### Material

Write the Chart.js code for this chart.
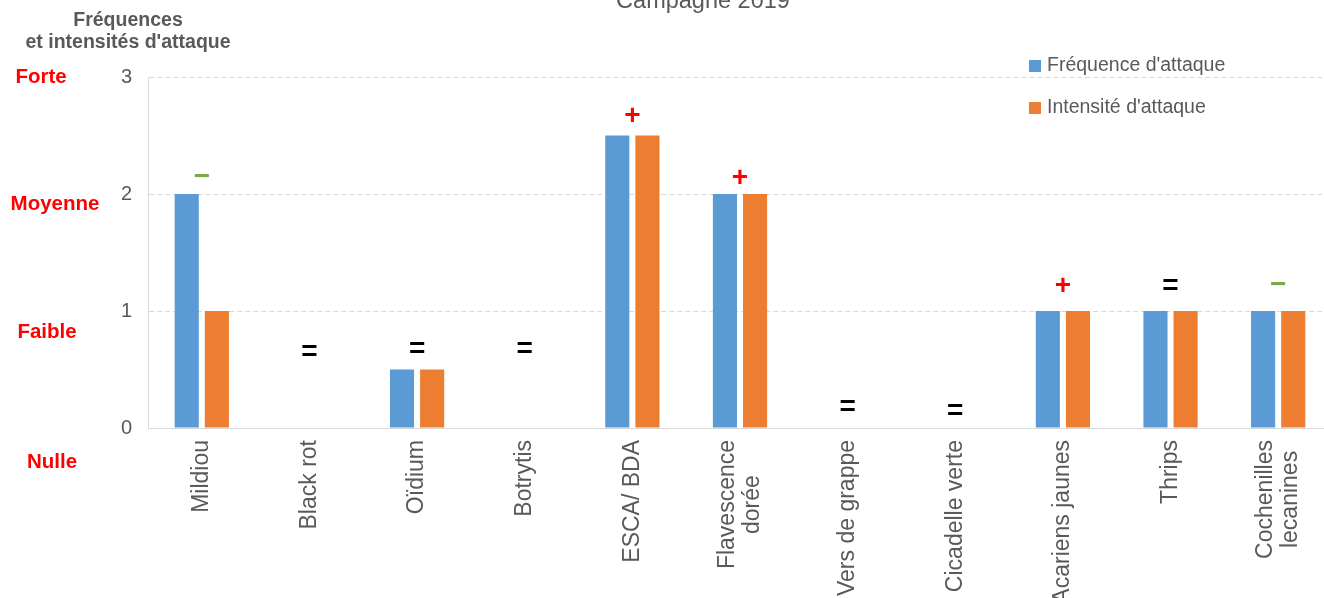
<!DOCTYPE html>
<html>
<head>
<meta charset="utf-8">
<script src="https://cdn.jsdelivr.net/npm/chart.js@4"></script>
<style>
html, body { margin: 0; padding: 0; overflow: hidden; background: #fff; }
canvas { display: block; }
</style>
</head>
<body>
<canvas id="bar-chart" width="1332" height="598"></canvas>
<script>
const categories = ['Mildiou', 'Black rot', 'Oïdium', 'Botrytis', 'ESCA/ BDA', ['Flavescence', 'dorée'],
  'Vers de grappe', 'Cicadelle verte', 'Acariens jaunes', 'Thrips', ['Cochenilles', 'lecanines']]
const frequenceValues = [2, 0, 0.5, 0, 2.5, 2, 0, 0, 1, 1, 1]
const intensiteValues = [1, 0, 0.5, 0, 2.5, 2, 0, 0, 1, 1, 1]
const trendSymbols = ['−', '=', '=', '=', '+', '+', '=', '=', '+', '=', '−']
const trendLevels = [2.16, 0.66, 0.69, 0.69, 2.68, 2.15, 0.19, 0.16, 1.23, 1.23, 1.24]
const levelLabels = ['Forte', 'Moyenne', 'Faible', 'Nulle']
const levelValues = [3, 1.91, 0.82, -0.29]

const textGrey = '#595959'
const fontFamily = '"Liberation Sans", Arial, sans-serif'
const trendColors = { '+': '#ff0000', '=': '#000000', '−': '#70ad47' }

const decorPlugin = {
  id: 'decor',
  afterDraw (chart) {
    const ctx = chart.ctx
    const xScale = chart.scales.x
    const yScale = chart.scales.y
    ctx.save()

    // titre coupé en haut
    ctx.fillStyle = textGrey
    ctx.textAlign = 'center'
    ctx.textBaseline = 'alphabetic'
    ctx.font = '23.5px ' + fontFamily
    ctx.fillText('Campagne 2019', 703, 8)

    // titre de l'axe
    ctx.font = 'bold 19.5px ' + fontFamily
    ctx.textBaseline = 'middle'
    ctx.fillText('Fréquences', 128, 21)
    ctx.fillText("et intensités d'attaque", 128, 43)

    // niveaux en rouge
    const levelX = [41, 55, 47, 52]
    ctx.fillStyle = '#ff0000'
    ctx.font = 'bold 20.5px ' + fontFamily
    for (let i = 0; i < levelLabels.length; i++) {
      ctx.fillText(levelLabels[i], levelX[i], yScale.getPixelForValue(levelValues[i]))
    }

    // tendances
    ctx.font = 'bold 28px ' + fontFamily
    for (let i = 0; i < trendSymbols.length; i++) {
      const s = trendSymbols[i]
      ctx.fillStyle = trendColors[s]
      ctx.fillText(s, xScale.getPixelForValue(i), yScale.getPixelForValue(trendLevels[i]) + 2)
    }

    // étiquettes de l'axe x, lignes centrées entre elles
    ctx.font = '23px ' + fontFamily
    ctx.fillStyle = textGrey
    for (let i = 0; i < categories.length; i++) {
      const lines = [].concat(categories[i])
      let maxW = 0
      lines.forEach(function (l) { maxW = Math.max(maxW, ctx.measureText(l).width) })
      lines.forEach(function (l, j) {
        ctx.save()
        ctx.translate(xScale.getPixelForValue(i) + (j - (lines.length - 1) / 2) * 25, xScale.top + 12)
        ctx.rotate(-Math.PI / 2)
        ctx.fillText(l, -maxW / 2, 0)
        ctx.restore()
      })
    }

    // légende
    ctx.font = '19.5px ' + fontFamily
    ctx.textAlign = 'left'
    chart.data.datasets.forEach(function (ds, i) {
      const y = 66 + i * 42
      ctx.fillStyle = ds.backgroundColor
      ctx.fillRect(1029, y - 6, 12, 12)
      ctx.fillStyle = textGrey
      ctx.fillText(ds.label, 1047, y)
    })
    ctx.restore()
  },
}

const barChartConfig = {
  type: 'bar',
  data: {
    labels: categories,
    datasets: [
      {
        label: "Fréquence d'attaque",
        data: frequenceValues,
        backgroundColor: '#5b9bd5',
        categoryPercentage: 0.56,
        barPercentage: 0.8,
      },
      {
        label: "Intensité d'attaque",
        data: intensiteValues,
        backgroundColor: '#ed7d31',
        categoryPercentage: 0.56,
        barPercentage: 0.8,
      },
    ],
  },
  options: {
    responsive: false,
    animation: false,
    layout: {
      padding: { top: 77, left: 0, right: 0, bottom: 0 },
    },
    plugins: {
      legend: { display: false },
      title: { display: false },
      tooltip: { enabled: false },
    },
    scales: {
      x: {
        grid: { display: false },
        border: { display: true, color: '#d9d9d9' },
        ticks: { display: false },
        afterFit: function (scale) {
          scale.height = 170
        },
      },
      y: {
        min: 0,
        max: 3,
        ticks: {
          stepSize: 1,
          padding: 16,
          color: textGrey,
          font: { family: fontFamily, size: 20 },
        },
        grid: {
          drawTicks: false,
          color: function (c) {
            return c.tick.value === 0 ? 'rgba(0,0,0,0)' : '#d9d9d9'
          },
        },
        border: { display: true, color: '#d9d9d9', dash: [5, 3] },
        afterFit: function (scale) {
          scale.width = 148
        },
      },
    },
  },
  plugins: [decorPlugin],
}

const barChartCanvas = document.getElementById('bar-chart').getContext('2d')
const barChart = new Chart(barChartCanvas, barChartConfig)
</script>
</body>
</html>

######

**Problem description**
Please extract exactly the lines of the data, from the first through the line containing "const levelValues = [3, 1.91, 0.82, -0.29]", and add no pictures to the copy.

**Task solution**
Write the Chart.js code for this chart.
<!DOCTYPE html>
<html>
<head>
<meta charset="utf-8">
<script src="https://cdn.jsdelivr.net/npm/chart.js@4"></script>
<style>
html, body { margin: 0; padding: 0; overflow: hidden; background: #fff; }
canvas { display: block; }
</style>
</head>
<body>
<canvas id="bar-chart" width="1332" height="598"></canvas>
<script>
const categories = ['Mildiou', 'Black rot', 'Oïdium', 'Botrytis', 'ESCA/ BDA', ['Flavescence', 'dorée'],
  'Vers de grappe', 'Cicadelle verte', 'Acariens jaunes', 'Thrips', ['Cochenilles', 'lecanines']]
const frequenceValues = [2, 0, 0.5, 0, 2.5, 2, 0, 0, 1, 1, 1]
const intensiteValues = [1, 0, 0.5, 0, 2.5, 2, 0, 0, 1, 1, 1]
const trendSymbols = ['−', '=', '=', '=', '+', '+', '=', '=', '+', '=', '−']
const trendLevels = [2.16, 0.66, 0.69, 0.69, 2.68, 2.15, 0.19, 0.16, 1.23, 1.23, 1.24]
const levelLabels = ['Forte', 'Moyenne', 'Faible', 'Nulle']
const levelValues = [3, 1.91, 0.82, -0.29]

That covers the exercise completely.